**DATA LINES**
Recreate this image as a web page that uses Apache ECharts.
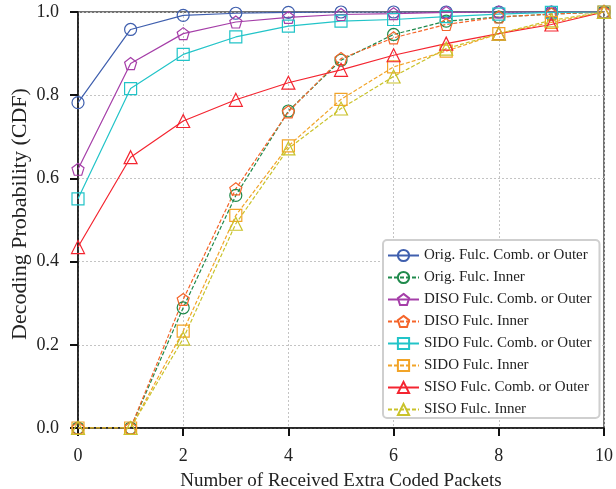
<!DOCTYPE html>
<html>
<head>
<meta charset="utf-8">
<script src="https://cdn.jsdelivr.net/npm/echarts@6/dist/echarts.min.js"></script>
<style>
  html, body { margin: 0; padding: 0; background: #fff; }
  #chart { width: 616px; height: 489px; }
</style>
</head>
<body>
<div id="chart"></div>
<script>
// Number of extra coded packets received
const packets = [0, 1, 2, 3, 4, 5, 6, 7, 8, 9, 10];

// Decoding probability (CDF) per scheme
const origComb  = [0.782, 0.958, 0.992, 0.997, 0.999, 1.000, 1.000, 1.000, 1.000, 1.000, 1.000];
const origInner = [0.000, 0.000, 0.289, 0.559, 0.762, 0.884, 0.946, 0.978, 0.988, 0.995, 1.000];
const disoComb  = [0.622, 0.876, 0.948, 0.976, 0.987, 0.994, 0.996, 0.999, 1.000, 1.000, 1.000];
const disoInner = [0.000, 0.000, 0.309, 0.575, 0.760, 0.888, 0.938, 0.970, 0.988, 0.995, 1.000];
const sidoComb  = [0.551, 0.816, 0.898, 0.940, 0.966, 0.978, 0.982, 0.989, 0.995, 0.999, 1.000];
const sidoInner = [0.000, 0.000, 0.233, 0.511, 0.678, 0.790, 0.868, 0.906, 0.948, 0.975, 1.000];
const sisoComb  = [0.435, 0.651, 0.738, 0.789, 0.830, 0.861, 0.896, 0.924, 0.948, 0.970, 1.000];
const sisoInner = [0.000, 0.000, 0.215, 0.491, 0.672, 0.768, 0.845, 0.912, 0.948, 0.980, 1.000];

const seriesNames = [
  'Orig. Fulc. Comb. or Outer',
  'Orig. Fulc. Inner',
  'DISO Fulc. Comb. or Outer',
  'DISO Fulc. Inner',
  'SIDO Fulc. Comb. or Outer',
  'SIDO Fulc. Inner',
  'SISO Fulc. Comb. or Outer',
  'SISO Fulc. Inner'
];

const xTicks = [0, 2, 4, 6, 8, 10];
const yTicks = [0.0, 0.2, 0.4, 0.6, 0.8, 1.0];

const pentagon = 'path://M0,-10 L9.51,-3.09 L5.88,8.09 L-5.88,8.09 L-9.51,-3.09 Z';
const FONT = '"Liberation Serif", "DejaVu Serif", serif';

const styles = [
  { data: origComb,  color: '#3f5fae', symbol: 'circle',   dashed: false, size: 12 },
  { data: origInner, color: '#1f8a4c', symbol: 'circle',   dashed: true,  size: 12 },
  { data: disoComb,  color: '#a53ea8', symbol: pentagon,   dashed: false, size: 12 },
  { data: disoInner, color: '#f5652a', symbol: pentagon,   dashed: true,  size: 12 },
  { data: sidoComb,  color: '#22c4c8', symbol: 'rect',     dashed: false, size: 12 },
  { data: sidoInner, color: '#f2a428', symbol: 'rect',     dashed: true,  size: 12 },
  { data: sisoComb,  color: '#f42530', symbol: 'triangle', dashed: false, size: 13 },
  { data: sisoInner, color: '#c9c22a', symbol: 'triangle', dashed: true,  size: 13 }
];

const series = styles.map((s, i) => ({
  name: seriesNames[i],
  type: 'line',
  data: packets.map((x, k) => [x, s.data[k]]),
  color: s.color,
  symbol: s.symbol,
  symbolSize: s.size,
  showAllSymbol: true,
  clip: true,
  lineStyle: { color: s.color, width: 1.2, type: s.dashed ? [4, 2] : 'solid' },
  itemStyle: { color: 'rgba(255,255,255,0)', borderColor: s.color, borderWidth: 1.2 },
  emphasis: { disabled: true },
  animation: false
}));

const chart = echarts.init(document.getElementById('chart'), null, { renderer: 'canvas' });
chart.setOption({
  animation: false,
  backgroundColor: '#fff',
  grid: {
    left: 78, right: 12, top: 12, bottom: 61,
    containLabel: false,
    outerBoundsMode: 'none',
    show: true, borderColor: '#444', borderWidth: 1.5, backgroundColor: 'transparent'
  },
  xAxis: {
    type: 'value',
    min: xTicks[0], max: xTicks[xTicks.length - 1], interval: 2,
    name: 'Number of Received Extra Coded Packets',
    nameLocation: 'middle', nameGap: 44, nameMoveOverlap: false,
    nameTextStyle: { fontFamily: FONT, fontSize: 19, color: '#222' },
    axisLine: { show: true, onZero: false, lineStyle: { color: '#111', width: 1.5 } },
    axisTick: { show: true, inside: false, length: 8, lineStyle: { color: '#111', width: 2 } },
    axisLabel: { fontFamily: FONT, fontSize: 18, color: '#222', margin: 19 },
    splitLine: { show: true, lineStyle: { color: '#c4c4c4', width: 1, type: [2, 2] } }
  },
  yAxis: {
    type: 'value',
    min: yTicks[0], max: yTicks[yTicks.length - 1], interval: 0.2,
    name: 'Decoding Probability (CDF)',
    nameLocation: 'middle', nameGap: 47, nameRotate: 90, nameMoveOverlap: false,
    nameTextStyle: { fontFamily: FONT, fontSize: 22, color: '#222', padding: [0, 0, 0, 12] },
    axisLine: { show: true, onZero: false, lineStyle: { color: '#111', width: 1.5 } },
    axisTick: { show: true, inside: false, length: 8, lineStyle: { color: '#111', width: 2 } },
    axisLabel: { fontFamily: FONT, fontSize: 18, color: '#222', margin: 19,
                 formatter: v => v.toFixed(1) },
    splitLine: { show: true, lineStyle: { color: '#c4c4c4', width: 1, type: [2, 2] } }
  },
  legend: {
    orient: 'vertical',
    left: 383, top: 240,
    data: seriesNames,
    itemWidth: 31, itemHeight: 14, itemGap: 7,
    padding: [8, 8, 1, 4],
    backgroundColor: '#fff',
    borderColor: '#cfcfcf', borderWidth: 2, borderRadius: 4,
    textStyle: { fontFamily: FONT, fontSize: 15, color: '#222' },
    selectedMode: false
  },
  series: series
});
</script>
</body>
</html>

**PROMPT**
Write out each line of the listing above, exactly, from its first line to the line holding "7, 8, 9, 10];", inclusive. Skip the pictures.

**WORKED SOLUTION**
Recreate this image as a web page that uses Apache ECharts.
<!DOCTYPE html>
<html>
<head>
<meta charset="utf-8">
<script src="https://cdn.jsdelivr.net/npm/echarts@6/dist/echarts.min.js"></script>
<style>
  html, body { margin: 0; padding: 0; background: #fff; }
  #chart { width: 616px; height: 489px; }
</style>
</head>
<body>
<div id="chart"></div>
<script>
// Number of extra coded packets received
const packets = [0, 1, 2, 3, 4, 5, 6, 7, 8, 9, 10];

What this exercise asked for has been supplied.